CRPF Director General R R Bhatnagar told in an interview that this fresh action is being undertaken by them in coordination with state police forces with an aim to deny ‘space’ to the Left Wing Extremists and to counter them beyond the field operations.
The Central Reserve Police Force (CRPF) has deployed close to a lakh armed personnel and a heavy assortment of weapons and gadgets to tackle the Left Wing Extremism (LWE) in various states of the country.
“We are now going to the villages and we are trying to see that action is taken against their (Maoists) over ground supporters and workers, ‘Jan militia’ and other people who give them the intelligence and local support,” he said.
“We are working with the local police and we are seeing that all the people who have been identified, either ‘Jan militia’ or are wanted in different cases, they are rounded up (by the police). More than 500 people with the help of our forces have been taken into custody in the last one year in Chhattisgarh. We are trying to see that their (Naxal) overall support is also reduced,” the DG told the news agency.
A senior official heading a special combat unit in Chhattisgarh later informed that all those people who have been found to have helped the Naxalite cadres in planning, aiding and executing an attack on security forces are the ones who are on their radar primarily and such persons are being tracked and apprehended or arrested as part of this new strategy to counter the LWE challenge.
Mr Bhatnagar, a 1983-batch Indian Police Service officer of Uttar Pradesh cadre, said the paramilitary force is gradually increasing its footprints into the core Naxal areas and has opened at least 15 new camps in the highly impenetrable and inhospitable jungles and terrain of south Bastar in Chhattisgarh which shares borders with Andhra Pradesh, Maharashtra, Odisha, and Telangana.
“If you were to look at figures this year, 160 Naxals have been neutralized in various states and the number of incidents (anti-Maoist operations) is maximum in Chhattisgarh followed by Jharkhand,” he said.
The CRPF boss said he has taken some major policy decisions to better orient his combat units for success in operations without suffering major reverses.
“What we have also done is hardened our defenses’. We have also placed emphasis that it is not only the special forces like the CoBRA (specialized jungle warfare unit of CRPF) who have to be competent but also the GD (general duty) battalion troops who need to be properly trained as they are in the highest numbers by way of deployment and they are facing the maximum attrition,” Mr Bhatnagar said.
The officer took charge of the force in April last year in the backdrop of two major ambushes in Chhattisgarh’s Sukma that claimed the lives of 37 CRPF men.
The regular battalions of the CRPF are the ones, he said, who go out every day in the same area where the threat is severe.

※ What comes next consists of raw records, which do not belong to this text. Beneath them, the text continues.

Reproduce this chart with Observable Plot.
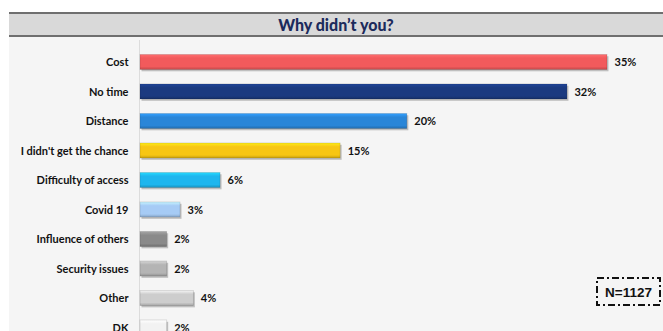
<!DOCTYPE html>
<html>
<head>
<meta charset="utf-8">
<script src="https://cdn.jsdelivr.net/npm/d3@7"></script>
<script src="https://cdn.jsdelivr.net/npm/@observablehq/plot@0.6"></script>
<style>
  html, body { margin: 0; padding: 0; background: #ffffff; overflow: hidden; width: 663px; height: 331px; }
  #titlebar {
    position: absolute; left: 9px; top: 12px; width: 654px; height: 21px;
    background: #d9d9d9; border-top: 2px solid #6f6f6f; border-bottom: 2px solid #6f6f6f;
    text-align: center; font-family: Lato, "Open Sans", sans-serif; font-weight: 900;
    font-size: 16px; line-height: 21px; color: #1c2b5c; box-sizing: content-box;
  }
  #chart { position: absolute; left: 9px; top: 37px; width: 654px; height: 320px; background: #f5f5f5; }
  #chart svg text { font-weight: 700; }
  #nbox { position: absolute; left: 595px; top: 276px; }
</style>
</head>
<body>
<div id="titlebar">Why didn’t you?</div>
<div id="chart"></div>
<svg id="nbox" width="68" height="31">
  <rect x="2" y="2" width="63" height="27" fill="none" stroke="#111" stroke-width="2" stroke-dasharray="7,3,2,3"></rect>
  <text x="33.5" y="20.5" text-anchor="middle" font-family="'Liberation Sans', Arial, sans-serif" font-weight="700" font-size="13.5" fill="#111">N=1127</text>
</svg>
<script>
const categories = ["Cost", "No time", "Distance", "I didn't get the chance", "Difficulty of access", "Covid 19", "Influence of others", "Security issues", "Other", "DK"];
const values = [35, 32, 20, 15, 6, 3, 2, 2, 4, 2];
const valueLabels = ["35%", "32%", "20%", "15%", "6%", "3%", "2%", "2%", "4%", "2%"];
const colors = ["#f25a5c", "#1b3a80", "#2a86d8", "#f7c614", "#1eb6ee", "#a6cbf5", "#8a8a8a", "#b4b4b4", "#cdcdcd", "#f2f2f2"];

const data = categories.map((c, i) => ({category: c, value: values[i], label: valueLabels[i], color: colors[i], grad: `url(#bar-grad-${i})`}));

const chart = Plot.plot({
  width: 654,
  height: 320,
  marginLeft: 131,
  marginRight: 56,
  marginTop: 3,
  marginBottom: 7.5,
  style: {background: "transparent", fontFamily: "Lato, 'Open Sans', sans-serif", fontWeight: "bold"},
  x: {domain: [0, 35], axis: null},
  y: {domain: categories, paddingInner: 0.49, paddingOuter: 0.49, round: false, label: null},
  color: {type: "identity"},
  marks: [
    Plot.ruleX([0], {stroke: "#dcdcdc", strokeWidth: 1, dx: -1}),
    Plot.barX(data, {x: "value", y: "category", fill: "#000", fillOpacity: 0.22, dx: 1.5, dy: 1.8}),
    Plot.barX(data, {x: "value", y: "category", fill: "grad"}),
    Plot.barX(data, {x: "value", y: "category", fill: "none", stroke: "#000", strokeOpacity: 0.15, strokeWidth: 0.8}),
    Plot.text(data, {x: "value", y: "category", text: "label", dx: 7, textAnchor: "start", fontWeight: "bold", fontSize: 11, fill: "#111"}),
    Plot.axisY({tickSize: 0, tickPadding: 12, fontSize: 11, fontWeight: "bold", fill: "#111", label: null})
  ]
});

// gradient definitions for a slight 3D look
const ns = "http://www.w3.org/2000/svg";
const defs = document.createElementNS(ns, "defs");
colors.forEach((c, i) => {
  const g = document.createElementNS(ns, "linearGradient");
  g.setAttribute("id", `bar-grad-${i}`);
  g.setAttribute("x1", "0"); g.setAttribute("y1", "0"); g.setAttribute("x2", "0"); g.setAttribute("y2", "1");
  const base = d3.color(c);
  const stops = [[0, base.brighter(0.5)], [0.25, base], [0.8, base], [1, base.darker(0.6)]];
  stops.forEach(([o, col]) => {
    const s = document.createElementNS(ns, "stop");
    s.setAttribute("offset", o);
    s.setAttribute("stop-color", col.formatHex());
    g.appendChild(s);
  });
  defs.appendChild(g);
});
chart.insertBefore(defs, chart.firstChild);
document.getElementById("chart").appendChild(chart);
</script>
</body>
</html>
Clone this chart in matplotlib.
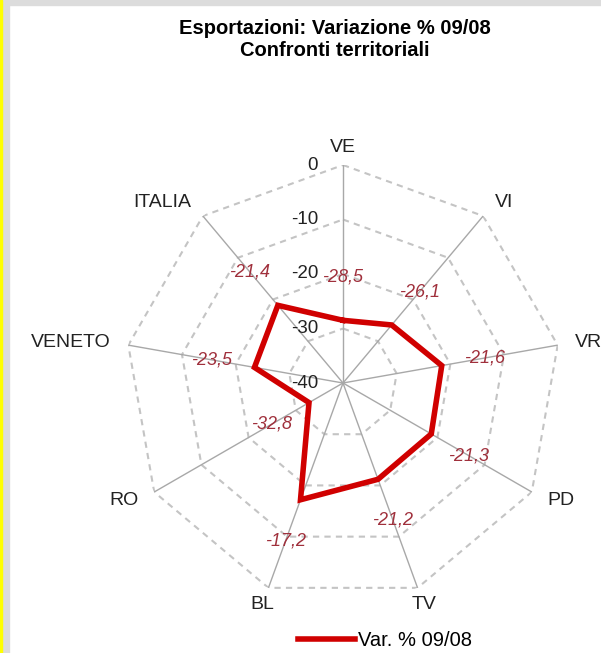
import numpy as np
import matplotlib
matplotlib.use('Agg')
import matplotlib.pyplot as plt
from matplotlib.patches import Rectangle

plt.rcParams['font.family'] = ['Liberation Sans', 'DejaVu Sans']

# dati: variazione % esportazioni 09/08
categorie = ['VE', 'VI', 'VR', 'PD', 'TV', 'BL', 'RO', 'VENETO', 'ITALIA']
variazioni = [-28.5, -26.1, -21.6, -21.3, -21.2, -17.2, -32.8, -23.5, -21.4]
livelli = [0, -10, -20, -30, -40]
nome_serie = 'Var. % 09/08'

W, H = 601, 653
fig = plt.figure(figsize=(W / 100, H / 100), dpi=100)

# bordi (giallo + grigio) come nello screenshot
fig.patches.append(Rectangle((0, 0), 9 / W, 1, transform=fig.transFigure, color='#dcdcdc', zorder=0))
fig.patches.append(Rectangle((0, 0), 2 / W, 1, transform=fig.transFigure, color='#ffff00', zorder=1))
fig.patches.append(Rectangle((0, 1 - 5 / H), 1, 5 / H, transform=fig.transFigure, color='#dcdcdc', zorder=0))

cx, cy, R = 343, H - 383, 218
ax = fig.add_axes([(cx - R) / W, (cy - R) / H, 2 * R / W, 2 * R / H], projection='polar')
ax.set_theta_offset(np.pi / 2)
ax.set_theta_direction(-1)
ax.set_ylim(-40, 0)
ax.set_xticks([])
ax.set_yticks([])
ax.grid(False)
ax.spines['polar'].set_visible(False)
ax.patch.set_alpha(0)

n = len(categorie)
theta = np.arange(n) * 2 * np.pi / n
theta_chiuso = np.append(theta, theta[0])

# griglia poligonale tratteggiata
for liv in livelli[:-1]:
    ax.plot(theta_chiuso, [liv] * (n + 1), color='#c4c4c4', lw=1.5, ls=(0, (3, 2.5)), zorder=1)

# raggi
for t in theta:
    ax.plot([t, t], [livelli[-1], livelli[0]], color='#a8a8a8', lw=1, zorder=2)

# serie
valori_chiusi = np.append(variazioni, variazioni[0])
ax.plot(theta_chiuso, valori_chiusi, color='#d00000', lw=4, zorder=3, label=nome_serie,
        solid_joinstyle='miter')

# etichette dati
for t, v in zip(theta, variazioni):
    ax.text(t, v + 8, f'{v:.1f}'.replace('.', ','), color='#a0303c', fontsize=13,
            fontstyle='italic', ha='center', va='center', zorder=4)

# etichette asse radiale
for liv in livelli:
    ax.annotate(str(liv), xy=(0, liv), xytext=(-18, 0), textcoords='offset points',
                ha='right', va='center', fontsize=13.5, color='#222222')

# etichette categorie
for t, nome in zip(theta, categorie):
    ang = np.pi / 2 - t
    c = np.cos(ang)
    ha = 'left' if c > 0.5 else ('right' if c < -0.5 else 'center')
    ax.text(t, 3.3, nome, ha=ha, va='center', fontsize=14, color='#222222', clip_on=False)

fig.text(335 / W, 1 - 39 / H, 'Esportazioni: Variazione % 09/08\nConfronti territoriali',
         ha='center', va='center', fontsize=14.5, fontweight='bold', linespacing=1.2)

fig.legend(loc='center', bbox_to_anchor=(385 / W, 12 / H), frameon=False, fontsize=14.5,
           handlelength=2.8, handletextpad=0.15, borderpad=0, borderaxespad=0)

fig.savefig('out.png', dpi=100)
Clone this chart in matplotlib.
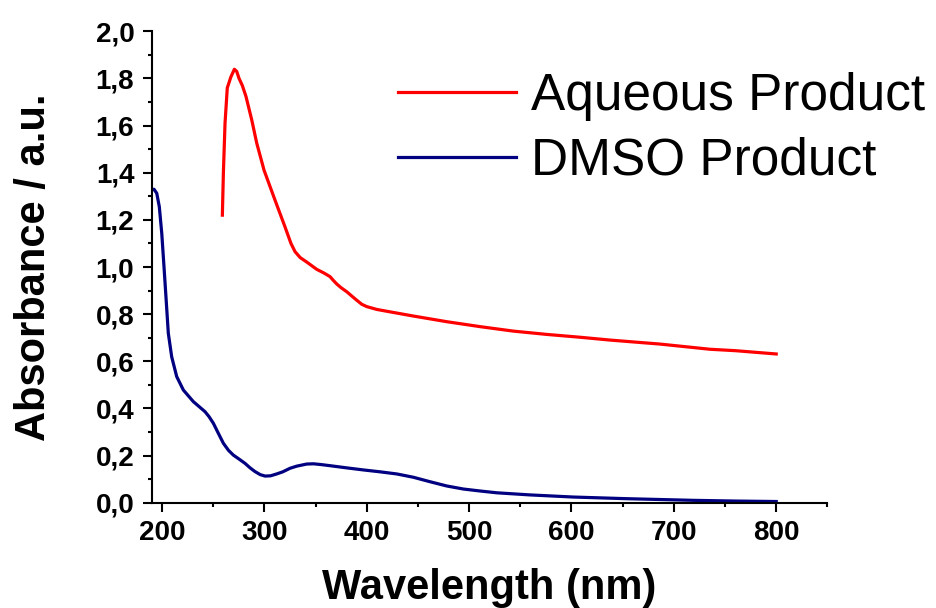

They actually are facing more threats than the special forces who largely go out for focused operations and hence it has been decided to make the regular units stronger, the DG said.
“We have focused to make our general duty battalion component very strong. We have infused the concept of young platoons, boys who are fit and well-trained and able to counter. We have also introduced a lot of young element in the Naxal theatre and in Chhattisgarh we have recently introduced about 5,000 new young recruits after their training,” the officer said.
The DG said as a result of undertaking these policy and operational changes, this year during three or four severe attempts of ambush by Naxals, the force has been able to successfully “break” the killing ring without suffering any casualty and they affected injury to the attacking party.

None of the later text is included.